#### [AIM OF THE TASK]
Pull every line holding the string "standalone" from the records below.

[Rows from a dataset of charts and code]

* Start *

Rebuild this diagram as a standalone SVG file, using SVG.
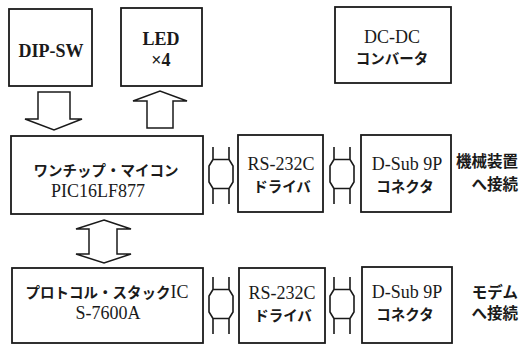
<svg xmlns="http://www.w3.org/2000/svg" width="525" height="346" viewBox="0 0 525 346">
<style>
.box{fill:#fff;stroke:#1a1a1a;stroke-width:1.8}
.arr{fill:#fff;stroke:#1a1a1a;stroke-width:1.5;stroke-linejoin:miter}
.ln{fill:none;stroke:#1a1a1a;stroke-width:1.6}
text{font-family:"Liberation Serif","Times New Roman","DejaVu Serif",serif;font-size:18px;fill:#1a1a1a;text-anchor:middle}
.b{font-weight:bold}
.jp{font-family:"Noto Sans CJK JP","Noto Sans CJK SC",sans-serif;font-size:14.5px;font-weight:bold}
.side{font-family:"Noto Sans CJK JP","Noto Sans CJK SC",sans-serif;font-size:15.5px;font-weight:bold;text-anchor:end}
</style>
<defs>
<path id="hdbl" class="ln" d="M-8,-27 V-14.5 L-12,-8 V8 L-8,14.5 V30 M8,-27 V-14.5 L12,-8 V8 L8,14.5 V30 M-8,-14.5 H8 M-8,14.5 H8"/>
</defs>
<rect width="525" height="346" fill="#fff"/>
<g id="connectors">
<polygon id="arr-dipsw" class="arr" points="38,92 70,92 70,119 82,119 54,130 25,119 38,119"/>
<polygon id="arr-led" class="arr" points="147,128 173,128 173,101 187,101 160,91 133,101 147,101"/>
<polygon id="arr-mcu-proto" class="arr" points="104,220 131,229 117,229 117,254 131,254 104,263 76,254 89,254 89,229 76,229"/>
<use href="#hdbl" transform="translate(221,174)"/>
<use href="#hdbl" transform="translate(342,174)"/>
<use href="#hdbl" transform="translate(221,304)"/>
<use href="#hdbl" transform="translate(342,304)"/>
</g>
<g id="dipsw">
<rect class="box" x="9" y="9" width="83" height="77"/>
<text class="b" x="51" y="57" font-size="17">DIP-SW</text>
</g>
<g id="led">
<rect class="box" x="121" y="8" width="81" height="78"/>
<text class="b" x="161" y="45" font-size="17">LED</text>
<text class="b" x="161" y="66" font-size="16">×4</text>
</g>
<g id="dcdc">
<rect class="box" x="335" y="7" width="116" height="76"/>
<text x="392" y="43">DC-DC</text>
<text class="jp" x="392" y="64">コンバータ</text>
</g>
<g id="mcu">
<rect class="box" x="11" y="136" width="192" height="78"/>
<text class="jp" x="106" y="176">ワンチップ・マイコン</text>
<text x="98" y="197">PIC16LF877</text>
</g>
<g id="rs232c-1">
<rect class="box" x="238" y="135" width="85" height="77"/>
<text x="281" y="170">RS-232C</text>
<text class="jp" x="282" y="192">ドライバ</text>
</g>
<g id="dsub-1">
<rect class="box" x="361" y="135" width="90" height="77"/>
<text x="407" y="170">D-Sub 9P</text>
<text class="jp" x="405" y="192">コネクタ</text>
</g>
<g id="label-1">
<text class="side" x="518" y="167">機械装置</text>
<text class="side" x="518" y="190">へ接続</text>
</g>
<g id="proto">
<rect class="box" x="12" y="268" width="191" height="75"/>
<text x="107" y="298"><tspan class="jp">プロトコル・スタック</tspan>IC</text>
<text x="108" y="319">S-7600A</text>
</g>
<g id="rs232c-2">
<rect class="box" x="239" y="268" width="86" height="75"/>
<text x="282" y="299">RS-232C</text>
<text class="jp" x="283" y="321">ドライバ</text>
</g>
<g id="dsub-2">
<rect class="box" x="362" y="267" width="90" height="76"/>
<text x="407" y="298">D-Sub 9P</text>
<text class="jp" x="405" y="320">コネクタ</text>
</g>
<g id="label-2">
<text class="side" x="518" y="298">モデム</text>
<text class="side" x="518" y="319">へ接続</text>
</g>
</svg>
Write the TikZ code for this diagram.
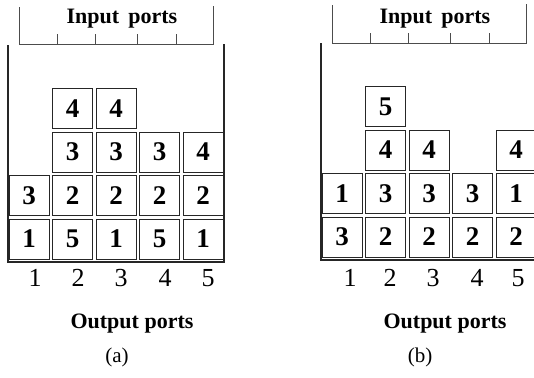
\documentclass[tikz,border=0pt]{standalone}
\usepackage{fontspec}
\setmainfont{Liberation Serif}
\begin{document}
\begin{tikzpicture}[x=0.5pt,y=-0.5pt,
    cell/.style={draw=black!85, line width=0.5pt, minimum size=20pt, inner sep=0pt,
        font=\fontsize{13.5}{15}\selectfont\bfseries},
    wall/.style={line width=0.6pt, black!85},
    rim/.style={line width=0.5pt, black!70},
    port/.style={font=\fontsize{13}{15}\selectfont, anchor=base},
    title/.style={font=\fontsize{11}{13}\selectfont\bfseries, anchor=base},
    caption/.style={font=\fontsize{10.5}{12}\selectfont, anchor=base}]
\useasboundingbox (0,0) rectangle (534,377);
% (a)
\draw[rim]
    (19,7)--(19,44)--(213,44)--(213,6);
\draw[rim] (57,44)--(57,34);
\draw[rim] (95,44)--(95,34);
\draw[rim] (137,44)--(137,34);
\draw[rim] (176,44)--(176,34);
\node[title] (ina) at (122,23) {Input\, ports};
\draw[wall]
    (8,45)--(8,262)--(224,262)--(224,44);
\node[cell] (a11) at (29,239) {1};
\node[cell] (a12) at (72.5,239) {5};
\node[cell] (a13) at (116,239) {1};
\node[cell] (a14) at (159.5,239) {5};
\node[cell] (a15) at (203,239) {1};
\node[cell] (a21) at (29,195.5) {3};
\node[cell] (a22) at (72.5,195.5) {2};
\node[cell] (a23) at (116,195.5) {2};
\node[cell] (a24) at (159.5,195.5) {2};
\node[cell] (a25) at (203,195.5) {2};
\node[cell] (a32) at (72.5,152) {3};
\node[cell] (a33) at (116,152) {3};
\node[cell] (a34) at (159.5,152) {3};
\node[cell] (a35) at (203,152) {4};
\node[cell] (a42) at (72.5,108.5) {4};
\node[cell] (a43) at (116,108.5) {4};
\node[port] (pa1) at (35,286) {1};
\node[port] (pa2) at (78,286) {2};
\node[port] (pa3) at (121,286) {3};
\node[port] (pa4) at (165,286) {4};
\node[port] (pa5) at (208,286) {5};
\node[title] (outa) at (132,328) {Output ports};
\node[caption] (capa) at (117,362) {(a)};
% (b)
\begin{scope}[shift={(313,-2)}]
\draw[rim]
    (19,7)--(19,45)--(213,45)--(213,6);
\draw[rim] (57,45)--(57,35);
\draw[rim] (95,45)--(95,35);
\draw[rim] (137,45)--(137,35);
\draw[rim] (176,45)--(176,35);
\node[title] (inb) at (122,25) {Input\, ports};
\draw[wall]
    (8,45)--(8,262)--(224,262)--(224,44);
\node[cell] (b11) at (29,239) {3};
\node[cell] (b12) at (72.5,239) {2};
\node[cell] (b13) at (116,239) {2};
\node[cell] (b14) at (159.5,239) {2};
\node[cell] (b15) at (203,239) {2};
\node[cell] (b21) at (29,195.5) {1};
\node[cell] (b22) at (72.5,195.5) {3};
\node[cell] (b23) at (116,195.5) {3};
\node[cell] (b24) at (159.5,195.5) {3};
\node[cell] (b25) at (203,195.5) {1};
\node[cell] (b32) at (72.5,152) {4};
\node[cell] (b33) at (116,152) {4};
\node[cell] (b35) at (203,152) {4};
\node[cell] (b42) at (72.5,108.5) {5};
\node[port] (pb1) at (37,288) {1};
\node[port] (pb2) at (77,288) {2};
\node[port] (pb3) at (120,288) {3};
\node[port] (pb4) at (164,288) {4};
\node[port] (pb5) at (205,288) {5};
\node[title] (outb) at (132,330) {Output ports};
\node[caption] (capb) at (107,364) {(b)};
\end{scope}
\end{tikzpicture}
\end{document}
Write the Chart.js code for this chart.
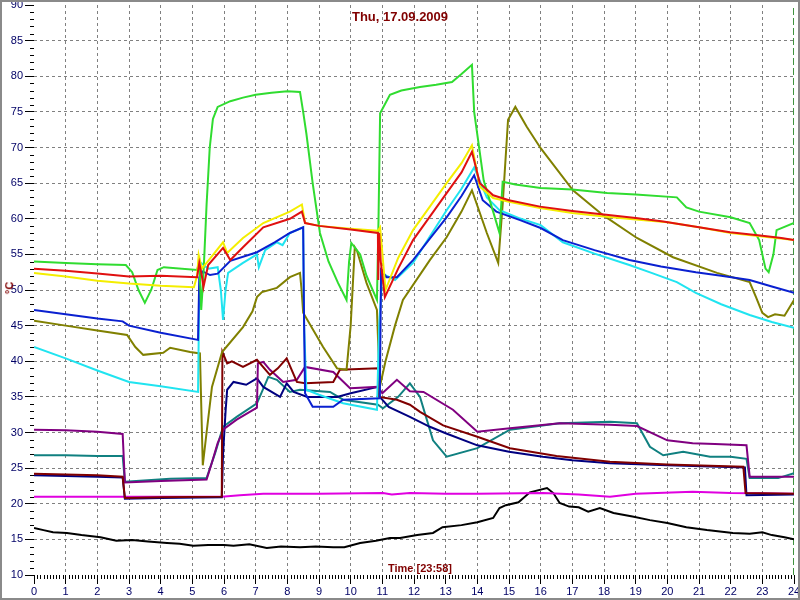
<!DOCTYPE html>
<html>
<head>
<meta charset="utf-8">
<script src="https://cdn.jsdelivr.net/npm/chart.js@4/dist/chart.umd.min.js"></script>
<style>
  html, body { margin: 0; padding: 0; background: #fff; }
  #wrap { position: relative; width: 800px; height: 600px; }
  #chart { position: absolute; left: 0; top: 0; }
  .lbl { position: absolute; font-family: "Liberation Sans", Arial, sans-serif; font-weight: bold; color: #800000; white-space: nowrap; }
  #title { left: 0; width: 800px; top: 9px; text-align: center; font-size: 13px; }
  #time { left: 388px; top: 562px; font-size: 11px; }
  #unit { left: 3px; top: 282px; font-size: 11px; transform: rotate(-90deg); transform-origin: center; }
</style>
</head>
<body>
<div id="wrap">
  <canvas id="chart" width="800" height="600"></canvas>
  <div class="lbl" id="title">Thu, 17.09.2009</div>
  <div class="lbl" id="time">Time [23:58]</div>
  <div class="lbl" id="unit">°C</div>
</div>
<script>
// [hour, °C]
const green = [[0,54],[1,53.8],[2,53.6],[2.9,53.5],[3.1,52.5],[3.3,50],[3.5,48.2],[3.7,50],[3.9,52.8],[4.1,53.2],[5.15,52.8],[5.22,54],[5.28,47.2],[5.35,52],[5.45,62],[5.55,70],[5.65,74],[5.8,75.7],[6.2,76.5],[6.6,77],[7,77.4],[7.5,77.7],[8,77.9],[8.4,77.8],[8.5,75],[8.6,72],[8.8,65],[9.03,58],[9.3,54],[9.6,51],[9.87,48.6],[9.95,54],[10.02,56.6],[10.3,55],[10.5,52],[10.83,48.6],[10.88,60],[10.93,74.8],[11.24,77.4],[11.6,78],[12.19,78.5],[12.7,78.8],[13.2,79.2],[13.5,80.3],[13.83,81.6],[13.9,75],[14.2,65.4],[14.5,61],[14.7,58],[14.8,65.2],[15.2,64.8],[16,64.3],[17,64.1],[18.1,63.6],[19,63.4],[20.3,63],[20.6,61.6],[21,61],[22,60.2],[22.6,59.4],[22.9,57],[23.1,53],[23.2,52.5],[23.35,55],[23.45,58.4],[24,59.4]];
const red = [[0,53],[1,52.7],[2,52.3],[3,51.9],[4,52],[5.15,51.8],[5.22,53.8],[5.3,52],[5.35,50.4],[5.5,53.5],[5.97,55.9],[6.2,54.2],[6.6,56],[7.24,58.8],[8.08,60],[8.46,61],[8.56,59.4],[9,59],[10,58.5],[10.86,58],[10.87,51.4],[10.9,58],[10.95,54],[11.08,49],[11.5,53],[11.97,57],[12.5,60.3],[13.03,63.6],[13.5,66.5],[13.83,69.4],[14.08,65],[14.5,63.3],[15,62.6],[15.98,61.7],[17,61.1],[17.78,60.7],[19,60.1],[19.87,59.6],[21,58.8],[21.98,58.1],[23,57.6],[23.6,57.3],[24,57]];
const yellow = [[0,52.4],[1,51.9],[2,51.3],[3,50.9],[4,50.6],[5.05,50.4],[5.15,52],[5.2,54.9],[5.3,53],[5.45,53.8],[5.97,56.7],[6.1,55.2],[6.6,57.3],[7.24,59.4],[8.08,61],[8.46,62],[8.56,59.4],[9,59],[10,58.6],[10.86,58.3],[10.93,58.8],[11.1,50],[11.5,54.5],[11.97,58.4],[12.5,61.7],[13.03,65],[13.5,67.8],[13.83,70.3],[14.08,64.5],[14.5,62.9],[15,62.4],[15.98,61.5],[17,60.8],[18,60.3],[19,59.9],[20,59.5],[21,58.8],[22,58],[23,57.5],[24,57]];
const blue = [[0,47.2],[1,46.6],[2,46],[2.8,45.6],[3,45],[4,44],[5.18,43],[5.22,51.8],[5.33,52.6],[5.56,52.1],[5.8,52.3],[6.2,54.1],[7.04,55.3],[7.6,56.7],[8.08,58],[8.5,58.8],[8.53,45],[8.56,35.5],[8.8,33.6],[9.45,33.6],[9.76,34.6],[10.92,34.8],[10.96,52.8],[11.13,51.8],[11.46,51.8],[11.97,54.2],[12.5,57.2],[13.03,60.2],[13.5,63.2],[13.9,66.1],[14.17,62.6],[14.6,61],[15.35,59.8],[16,58.7],[16.7,57],[17.7,55.6],[18.8,54.2],[19.8,53.3],[20.9,52.5],[21.7,52],[22.6,51.4],[23.3,50.5],[24,49.6]];
const cyan = [[0,42],[1,40.4],[2,38.7],[3,37.1],[4,36.5],[5.18,35.7],[5.22,50],[5.28,53.8],[5.5,53],[5.8,53.2],[5.9,50],[5.97,45.8],[6.05,50],[6.13,52.4],[6.6,53.8],[7.04,55],[7.1,53.2],[7.3,55.6],[7.67,56.7],[7.85,56.3],[8.08,58],[8.5,58.8],[8.53,45],[8.6,36],[9,35.3],[9.76,34.1],[10.83,33.2],[10.9,45],[11,52.4],[11.13,52],[11.4,51.4],[11.97,53.8],[12.5,57.5],[13.03,61.2],[13.5,64.2],[13.9,67.2],[14.3,63],[14.7,61.2],[15.3,60.1],[16,59.1],[16.7,56.7],[17.7,55.1],[18.8,53.5],[19.5,52.4],[20.3,51.1],[20.9,49.6],[21.7,48],[22.6,46.5],[23.3,45.5],[24,44.7]];
const olive = [[0,45.7],[1,45],[2,44.3],[2.94,43.7],[3.2,42],[3.45,40.9],[4.08,41.2],[4.3,41.9],[4.93,41.3],[5.24,41.1],[5.33,25.4],[5.45,30],[5.62,36.4],[5.94,41.3],[6.6,44.8],[6.9,47],[7.04,49],[7.2,49.7],[7.67,50.3],[8.08,51.8],[8.4,52.4],[8.45,50],[8.5,46.8],[9.13,42],[9.57,39],[9.87,38.8],[10,45],[10.13,56],[10.2,55.5],[10.5,51],[10.83,47.2],[10.92,36.4],[11.1,40],[11.4,45],[11.65,48.6],[12.5,54.2],[13.03,57.4],[13.5,61],[13.83,64],[14.3,58],[14.66,53.8],[14.8,62],[14.97,73.9],[15.2,75.7],[15.56,72.9],[16,69.9],[17.02,64],[17.97,60.5],[19.04,57.3],[20.18,54.6],[21.57,52.4],[22.6,51.1],[22.8,49],[23,46.8],[23.18,46.2],[23.4,46.6],[23.7,46.4],[24,48.6]];
const maroon = [[0,24.2],[1,24.1],[2,24],[2.8,23.8],[2.87,20.8],[4,20.9],[5.93,21],[5.95,41.3],[6.1,39.7],[6.25,40],[6.6,39.2],[7.04,40.2],[7.45,38.1],[7.7,39],[7.98,40.4],[8.3,37.1],[8.56,36.9],[9.45,37.1],[9.66,38.8],[10.86,39],[10.9,35],[11.46,34.6],[11.87,33.9],[12.19,32.9],[12.92,31],[14,29.4],[15.03,27.8],[16.5,26.7],[18.19,25.9],[20,25.5],[22.4,25.2],[22.47,21.5],[24,21.4]];
const navy = [[0,24],[1,23.9],[2,23.8],[2.8,23.7],[2.87,20.7],[4,20.8],[5.93,20.9],[5.97,27],[6.05,33],[6.1,36],[6.3,37.1],[6.7,36.7],[7.04,37.6],[7.24,36.4],[7.77,35],[7.98,36.9],[8.2,35.7],[8.63,35],[9.57,35],[10,35.5],[10.86,36.4],[10.92,35],[11.2,33.6],[11.87,32.2],[12.5,30.8],[13,29.9],[14,28.2],[15,27.3],[16.07,26.6],[17,26.1],[18.19,25.7],[20,25.4],[22.45,25.1],[22.5,21.2],[24,21.3]];
const purple = [[0,30.4],[1,30.3],[2,30.1],[2.8,29.8],[2.87,23],[4,23.2],[5.45,23.4],[5.6,25.5],[5.8,28.5],[6,30.5],[6.4,31.8],[7.04,33.5],[7.07,39.7],[7.24,39.9],[7.45,38.8],[7.87,37.1],[8.3,37.4],[8.56,39.2],[9.45,38.5],[9.98,36.2],[10.86,36.4],[11,35.5],[11.46,37.4],[11.87,35.8],[12.3,35.7],[13.23,33.2],[14,30.1],[15.03,30.6],[16.6,31.3],[18.19,31.1],[19.04,30.9],[20,28.9],[20.8,28.5],[21.5,28.4],[22.5,28.2],[22.6,23.8],[24,23.8]];
const teal = [[0,26.8],[1,26.8],[2,26.7],[2.8,26.7],[2.87,23.1],[4.3,23.5],[5.45,23.6],[5.72,27.1],[5.97,30.8],[6.4,32.2],[7.04,34.1],[7.4,37.8],[7.67,37.4],[8.08,35.7],[8.4,36],[9.35,35.7],[9.76,34.6],[10.86,33.9],[11.02,33.4],[11.5,35],[11.87,36.9],[12.19,35],[12.6,28.9],[13.03,26.6],[14,27.8],[15.03,30.4],[16.6,31.3],[18.19,31.5],[19.04,31.3],[19.45,28],[19.87,26.8],[20.5,27.3],[21.35,26.6],[22,26.6],[22.5,26.3],[22.6,23.6],[23.5,23.6],[24,24.3]];
const magenta = [[0,21],[2,21],[4,21],[5.93,21],[6.5,21.2],[7.24,21.4],[9,21.4],[11.02,21.5],[11.3,21.3],[11.87,21.5],[13,21.4],[14,21.4],[16.07,21.5],[17.2,21.3],[18.19,21],[19,21.4],[20.8,21.7],[22,21.5],[24,21.4]];
const black = [[0,16.6],[0.3,16.3],[0.6,16],[1.04,15.9],[1.5,15.6],[2.1,15.3],[2.6,14.8],[3.1,14.9],[3.6,14.7],[4.2,14.5],[4.6,14.4],[5.03,14.1],[5.5,14.2],[6,14.2],[6.3,14.1],[6.8,14.3],[7.35,13.8],[7.8,14],[8.4,13.9],[8.9,14],[9.45,13.9],[9.8,13.9],[10.3,14.5],[10.8,14.8],[11.24,15.2],[11.56,15.2],[12.1,15.6],[12.6,15.9],[12.9,16.7],[13.5,17],[14,17.4],[14.5,18],[14.7,19.4],[14.9,19.8],[15.3,20.2],[15.66,21.6],[16.2,22.2],[16.4,21.5],[16.6,20.1],[16.9,19.6],[17.2,19.5],[17.5,18.9],[17.87,19.4],[18.3,18.7],[18.9,18.2],[19.45,17.7],[20,17.3],[20.6,16.7],[21.25,16.3],[22.07,15.9],[22.6,15.8],[23,16],[23.3,15.6],[23.7,15.3],[24,15]];
const nowMarker = [[24,10],[24,90]];

const xMin = 0, xMax = 24, yMin = 10, yMax = 90;

// first in list is drawn on top
const series = [
  [red, "#e01010"],
  [yellow, "#f4ee00"],
  [green, "#30dc30"],
  [blue, "#0a20d0"],
  [cyan, "#20e4f0"],
  [olive, "#808000"],
  [maroon, "#800000"],
  [purple, "#800080"],
  [navy, "#000080"],
  [teal, "#108080"],
  [magenta, "#e000e0"],
  [black, "#000000"],
];

const datasets = series.map(([pts, color]) => ({
  data: pts.map(([x, y]) => ({ x, y })),
  borderColor: color,
  borderWidth: 2,
  pointRadius: 0,
  tension: 0,
  fill: false,
}));
datasets.push({
  data: nowMarker.map(([x, y]) => ({ x, y })),
  borderColor: "#007000",
  borderWidth: 1.5,
  borderDash: [7, 3],
  pointRadius: 0,
  fill: false,
});

const labelFont = { family: "Liberation Sans, Arial, sans-serif", size: 11 };
const gridColor = (ctx, lo, hi) =>
  ctx.tick && (ctx.tick.value === lo || ctx.tick.value === hi) ? "rgba(0,0,0,0)" : "#808080";

const minorTicks = {
  id: "minorTicks",
  afterDraw(chart) {
    const { ctx, scales: { x, y }, chartArea } = chart;
    ctx.save();
    ctx.strokeStyle = "#000";
    ctx.lineWidth = 1;
    ctx.beginPath();
    for (let i = 0; i <= 240; i++) {
      if (i % 10 === 0) continue;
      const px = Math.round(x.getPixelForValue(i / 10)) + 0.5;
      ctx.moveTo(px, chartArea.bottom);
      ctx.lineTo(px, chartArea.bottom + 4);
    }
    for (let v = yMin; v <= yMax; v++) {
      if (v % 5 === 0) continue;
      const py = Math.round(y.getPixelForValue(v)) + 0.5;
      ctx.moveTo(chartArea.left - 4, py);
      ctx.lineTo(chartArea.left, py);
    }
    ctx.stroke();
    ctx.strokeStyle = "#8a8a8a";
    ctx.lineWidth = 2;
    ctx.strokeRect(1, 1, chart.width - 2, chart.height - 2);
    ctx.restore();
  },
};

new Chart(document.getElementById("chart"), {
  type: "line",
  data: { datasets },
  options: {
    responsive: false,
    animation: false,
    layout: { padding: { top: 5, right: 6, left: 0, bottom: 0 } },
    plugins: { legend: { display: false }, tooltip: { enabled: false } },
    scales: {
      x: {
        type: "linear",
        min: xMin,
        max: xMax,
        afterFit: (s) => { s.height = 25; s.paddingLeft = 0; s.paddingRight = 0; },
        ticks: { stepSize: 1, autoSkip: false, maxRotation: 0, padding: 1, color: "#000066", font: labelFont },
        grid: { color: (c) => gridColor(c, xMin, xMax), lineWidth: 1, tickColor: "#000", tickLength: 9 },
        border: { display: false, dash: [3, 3] },
      },
      y: {
        min: yMin,
        max: yMax,
        afterFit: (s) => { s.width = 34; s.paddingTop = 0; s.paddingBottom = 0; },
        ticks: { stepSize: 5, padding: 2, color: "#000066", font: labelFont },
        grid: { color: (c) => gridColor(c, yMin, yMax), lineWidth: 1, tickColor: "#000", tickLength: 9 },
        border: { display: false, dash: [3, 3] },
      },
    },
  },
  plugins: [minorTicks],
});
</script>
</body>
</html>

* End *

#### [WRITTEN RESPONSE]
Rebuild this diagram as a standalone SVG file, using SVG.
\documentclass[tikz,border=0pt]{standalone}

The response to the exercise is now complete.